Many other eurozone countries have also suffered, as national debt levels nearly everywhere have increased sharply.
Recent signs that the single-currency economy is slowing, buffeted by global market turmoil and concerns over the China outlook, are clouding the prospects.
Security threats
From Russia’s intervention in Ukraine, to the spread of the Islamic State of Iraq and Syria (ISIS) group on the continent’s southern and eastern periphery, to terrorist attacks in European capitals, the EU is facing a major string of security threats.
Poland and the EU’s small Baltic member states fear Russia may want to reassert its Soviet-era control over them, with no sign of a lasting peace taking hold in Ukraine.
Clashes between pro-Russian separatists and government forces in eastern Ukraine have claimed more than 9,000 lives since April 2014.

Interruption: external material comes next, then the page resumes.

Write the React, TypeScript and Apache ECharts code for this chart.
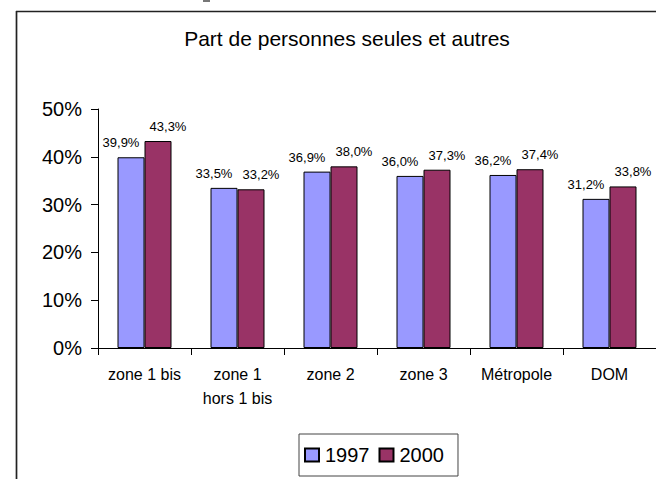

The EU is meanwhile trying to bolster efforts to solve the apparently unending war in Syria and to establish a national unity government in Libya, where ISIS jihadists have recently made some significant ground.
ISIS claimed responsibility for the November 13 attacks in Paris that killed 130 people and wounded hundreds more.
The EU is behind member state efforts to boost security and staunch the flow of an estimated 5,000 Europeans who have joined jihadist groups in Syria and Iraq, some of whom have returned to Europe to launch attacks.